-- START Source data --

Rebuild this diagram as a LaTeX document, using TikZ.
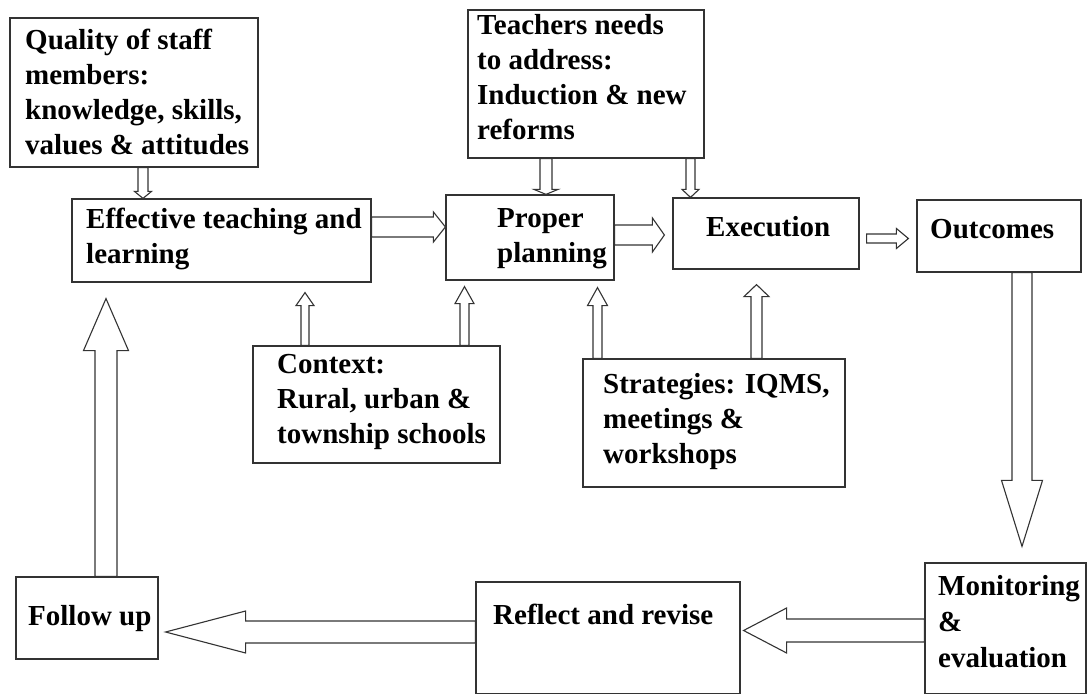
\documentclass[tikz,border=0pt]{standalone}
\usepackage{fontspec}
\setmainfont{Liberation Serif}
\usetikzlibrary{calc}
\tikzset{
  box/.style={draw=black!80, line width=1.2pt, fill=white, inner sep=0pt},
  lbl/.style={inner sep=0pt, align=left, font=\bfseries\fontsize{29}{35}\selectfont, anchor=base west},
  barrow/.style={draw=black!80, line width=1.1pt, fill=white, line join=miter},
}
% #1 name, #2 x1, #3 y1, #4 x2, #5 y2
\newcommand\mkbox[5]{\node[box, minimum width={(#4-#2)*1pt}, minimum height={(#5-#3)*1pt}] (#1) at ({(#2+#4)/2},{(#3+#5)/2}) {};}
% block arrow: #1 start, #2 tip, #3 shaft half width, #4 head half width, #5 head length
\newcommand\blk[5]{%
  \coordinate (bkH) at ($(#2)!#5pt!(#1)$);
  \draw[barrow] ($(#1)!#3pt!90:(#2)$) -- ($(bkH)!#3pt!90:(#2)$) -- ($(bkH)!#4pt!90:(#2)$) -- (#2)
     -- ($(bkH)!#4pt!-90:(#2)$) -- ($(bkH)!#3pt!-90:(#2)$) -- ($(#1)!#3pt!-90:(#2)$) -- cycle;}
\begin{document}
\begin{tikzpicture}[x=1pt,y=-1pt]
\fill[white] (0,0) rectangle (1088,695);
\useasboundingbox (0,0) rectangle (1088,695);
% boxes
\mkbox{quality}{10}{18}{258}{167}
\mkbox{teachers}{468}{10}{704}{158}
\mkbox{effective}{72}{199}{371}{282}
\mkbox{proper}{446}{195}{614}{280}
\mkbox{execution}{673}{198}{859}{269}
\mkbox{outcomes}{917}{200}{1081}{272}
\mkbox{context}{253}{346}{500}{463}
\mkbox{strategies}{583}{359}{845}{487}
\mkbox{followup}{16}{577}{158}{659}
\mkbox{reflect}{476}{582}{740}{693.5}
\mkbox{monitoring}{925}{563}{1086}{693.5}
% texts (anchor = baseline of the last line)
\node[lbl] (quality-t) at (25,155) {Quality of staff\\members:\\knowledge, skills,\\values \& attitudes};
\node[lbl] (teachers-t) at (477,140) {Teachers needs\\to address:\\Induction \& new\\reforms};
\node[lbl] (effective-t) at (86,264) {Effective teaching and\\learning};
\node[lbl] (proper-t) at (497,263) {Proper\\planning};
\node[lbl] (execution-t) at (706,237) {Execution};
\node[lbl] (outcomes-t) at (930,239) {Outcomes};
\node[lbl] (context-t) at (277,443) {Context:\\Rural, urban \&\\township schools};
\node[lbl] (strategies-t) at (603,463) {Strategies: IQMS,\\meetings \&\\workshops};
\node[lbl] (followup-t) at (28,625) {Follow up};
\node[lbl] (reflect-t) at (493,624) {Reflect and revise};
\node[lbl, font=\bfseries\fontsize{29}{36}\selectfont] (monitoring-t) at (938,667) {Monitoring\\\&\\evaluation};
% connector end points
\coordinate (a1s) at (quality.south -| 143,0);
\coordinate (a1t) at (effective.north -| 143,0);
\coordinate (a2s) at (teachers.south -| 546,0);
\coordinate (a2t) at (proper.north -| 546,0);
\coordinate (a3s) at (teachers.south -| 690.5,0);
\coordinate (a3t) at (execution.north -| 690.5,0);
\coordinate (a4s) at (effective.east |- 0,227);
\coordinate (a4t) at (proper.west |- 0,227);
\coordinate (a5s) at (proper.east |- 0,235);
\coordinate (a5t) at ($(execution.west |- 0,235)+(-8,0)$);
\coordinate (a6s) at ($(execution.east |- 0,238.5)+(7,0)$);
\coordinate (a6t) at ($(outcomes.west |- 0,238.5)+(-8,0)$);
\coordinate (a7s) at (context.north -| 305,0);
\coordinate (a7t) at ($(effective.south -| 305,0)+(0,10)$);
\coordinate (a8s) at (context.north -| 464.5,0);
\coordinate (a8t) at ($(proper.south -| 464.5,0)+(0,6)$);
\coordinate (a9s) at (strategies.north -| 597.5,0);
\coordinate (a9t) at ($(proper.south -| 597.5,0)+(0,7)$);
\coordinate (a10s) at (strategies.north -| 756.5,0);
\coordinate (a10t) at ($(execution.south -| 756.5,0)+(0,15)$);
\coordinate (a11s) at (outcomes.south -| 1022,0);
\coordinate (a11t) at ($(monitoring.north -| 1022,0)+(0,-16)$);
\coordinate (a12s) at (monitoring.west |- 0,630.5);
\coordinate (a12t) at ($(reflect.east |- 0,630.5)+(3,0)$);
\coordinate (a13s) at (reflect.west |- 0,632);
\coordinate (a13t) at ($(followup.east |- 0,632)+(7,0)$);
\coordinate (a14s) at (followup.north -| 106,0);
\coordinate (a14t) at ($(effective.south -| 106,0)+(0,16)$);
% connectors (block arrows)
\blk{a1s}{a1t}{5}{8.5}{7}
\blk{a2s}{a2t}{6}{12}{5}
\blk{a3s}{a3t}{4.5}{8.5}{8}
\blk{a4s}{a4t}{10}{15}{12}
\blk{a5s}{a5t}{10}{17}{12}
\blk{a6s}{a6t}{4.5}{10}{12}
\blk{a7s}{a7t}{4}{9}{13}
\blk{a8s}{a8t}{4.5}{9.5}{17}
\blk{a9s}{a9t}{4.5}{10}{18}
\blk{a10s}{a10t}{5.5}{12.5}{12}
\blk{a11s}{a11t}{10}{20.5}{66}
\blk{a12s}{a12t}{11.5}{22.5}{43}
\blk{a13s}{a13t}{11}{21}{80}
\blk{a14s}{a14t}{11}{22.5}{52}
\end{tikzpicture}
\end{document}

-- END Source data --

* [Description of the task] Using the material above, return every line exactly as it appears, minus the pictures.

* [Exercise solution]
Rebuild this diagram as a LaTeX document, using TikZ.
\documentclass[tikz,border=0pt]{standalone}
\usepackage{fontspec}
\setmainfont{Liberation Serif}
\usetikzlibrary{calc}
\tikzset{
  box/.style={draw=black!80, line width=1.2pt, fill=white, inner sep=0pt},
  lbl/.style={inner sep=0pt, align=left, font=\bfseries\fontsize{29}{35}\selectfont, anchor=base west},
  barrow/.style={draw=black!80, line width=1.1pt, fill=white, line join=miter},
}
% #1 name, #2 x1, #3 y1, #4 x2, #5 y2
\newcommand\mkbox[5]{\node[box, minimum width={(#4-#2)*1pt}, minimum height={(#5-#3)*1pt}] (#1) at ({(#2+#4)/2},{(#3+#5)/2}) {};}
% block arrow: #1 start, #2 tip, #3 shaft half width, #4 head half width, #5 head length
\newcommand\blk[5]{%
  \coordinate (bkH) at ($(#2)!#5pt!(#1)$);
  \draw[barrow] ($(#1)!#3pt!90:(#2)$) -- ($(bkH)!#3pt!90:(#2)$) -- ($(bkH)!#4pt!90:(#2)$) -- (#2)
     -- ($(bkH)!#4pt!-90:(#2)$) -- ($(bkH)!#3pt!-90:(#2)$) -- ($(#1)!#3pt!-90:(#2)$) -- cycle;}
\begin{document}
\begin{tikzpicture}[x=1pt,y=-1pt]
\fill[white] (0,0) rectangle (1088,695);
\useasboundingbox (0,0) rectangle (1088,695);
% boxes
\mkbox{quality}{10}{18}{258}{167}
\mkbox{teachers}{468}{10}{704}{158}
\mkbox{effective}{72}{199}{371}{282}
\mkbox{proper}{446}{195}{614}{280}
\mkbox{execution}{673}{198}{859}{269}
\mkbox{outcomes}{917}{200}{1081}{272}
\mkbox{context}{253}{346}{500}{463}
\mkbox{strategies}{583}{359}{845}{487}
\mkbox{followup}{16}{577}{158}{659}
\mkbox{reflect}{476}{582}{740}{693.5}
\mkbox{monitoring}{925}{563}{1086}{693.5}
% texts (anchor = baseline of the last line)
\node[lbl] (quality-t) at (25,155) {Quality of staff\\members:\\knowledge, skills,\\values \& attitudes};
\node[lbl] (teachers-t) at (477,140) {Teachers needs\\to address:\\Induction \& new\\reforms};
\node[lbl] (effective-t) at (86,264) {Effective teaching and\\learning};
\node[lbl] (proper-t) at (497,263) {Proper\\planning};
\node[lbl] (execution-t) at (706,237) {Execution};
\node[lbl] (outcomes-t) at (930,239) {Outcomes};
\node[lbl] (context-t) at (277,443) {Context:\\Rural, urban \&\\township schools};
\node[lbl] (strategies-t) at (603,463) {Strategies: IQMS,\\meetings \&\\workshops};
\node[lbl] (followup-t) at (28,625) {Follow up};
\node[lbl] (reflect-t) at (493,624) {Reflect and revise};
\node[lbl, font=\bfseries\fontsize{29}{36}\selectfont] (monitoring-t) at (938,667) {Monitoring\\\&\\evaluation};
% connector end points
\coordinate (a1s) at (quality.south -| 143,0);
\coordinate (a1t) at (effective.north -| 143,0);
\coordinate (a2s) at (teachers.south -| 546,0);
\coordinate (a2t) at (proper.north -| 546,0);
\coordinate (a3s) at (teachers.south -| 690.5,0);
\coordinate (a3t) at (execution.north -| 690.5,0);
\coordinate (a4s) at (effective.east |- 0,227);
\coordinate (a4t) at (proper.west |- 0,227);
\coordinate (a5s) at (proper.east |- 0,235);
\coordinate (a5t) at ($(execution.west |- 0,235)+(-8,0)$);
\coordinate (a6s) at ($(execution.east |- 0,238.5)+(7,0)$);
\coordinate (a6t) at ($(outcomes.west |- 0,238.5)+(-8,0)$);
\coordinate (a7s) at (context.north -| 305,0);
\coordinate (a7t) at ($(effective.south -| 305,0)+(0,10)$);
\coordinate (a8s) at (context.north -| 464.5,0);
\coordinate (a8t) at ($(proper.south -| 464.5,0)+(0,6)$);
\coordinate (a9s) at (strategies.north -| 597.5,0);
\coordinate (a9t) at ($(proper.south -| 597.5,0)+(0,7)$);
\coordinate (a10s) at (strategies.north -| 756.5,0);
\coordinate (a10t) at ($(execution.south -| 756.5,0)+(0,15)$);
\coordinate (a11s) at (outcomes.south -| 1022,0);
\coordinate (a11t) at ($(monitoring.north -| 1022,0)+(0,-16)$);
\coordinate (a12s) at (monitoring.west |- 0,630.5);
\coordinate (a12t) at ($(reflect.east |- 0,630.5)+(3,0)$);
\coordinate (a13s) at (reflect.west |- 0,632);
\coordinate (a13t) at ($(followup.east |- 0,632)+(7,0)$);
\coordinate (a14s) at (followup.north -| 106,0);
\coordinate (a14t) at ($(effective.south -| 106,0)+(0,16)$);
% connectors (block arrows)
\blk{a1s}{a1t}{5}{8.5}{7}
\blk{a2s}{a2t}{6}{12}{5}
\blk{a3s}{a3t}{4.5}{8.5}{8}
\blk{a4s}{a4t}{10}{15}{12}
\blk{a5s}{a5t}{10}{17}{12}
\blk{a6s}{a6t}{4.5}{10}{12}
\blk{a7s}{a7t}{4}{9}{13}
\blk{a8s}{a8t}{4.5}{9.5}{17}
\blk{a9s}{a9t}{4.5}{10}{18}
\blk{a10s}{a10t}{5.5}{12.5}{12}
\blk{a11s}{a11t}{10}{20.5}{66}
\blk{a12s}{a12t}{11.5}{22.5}{43}
\blk{a13s}{a13t}{11}{21}{80}
\blk{a14s}{a14t}{11}{22.5}{52}
\end{tikzpicture}
\end{document}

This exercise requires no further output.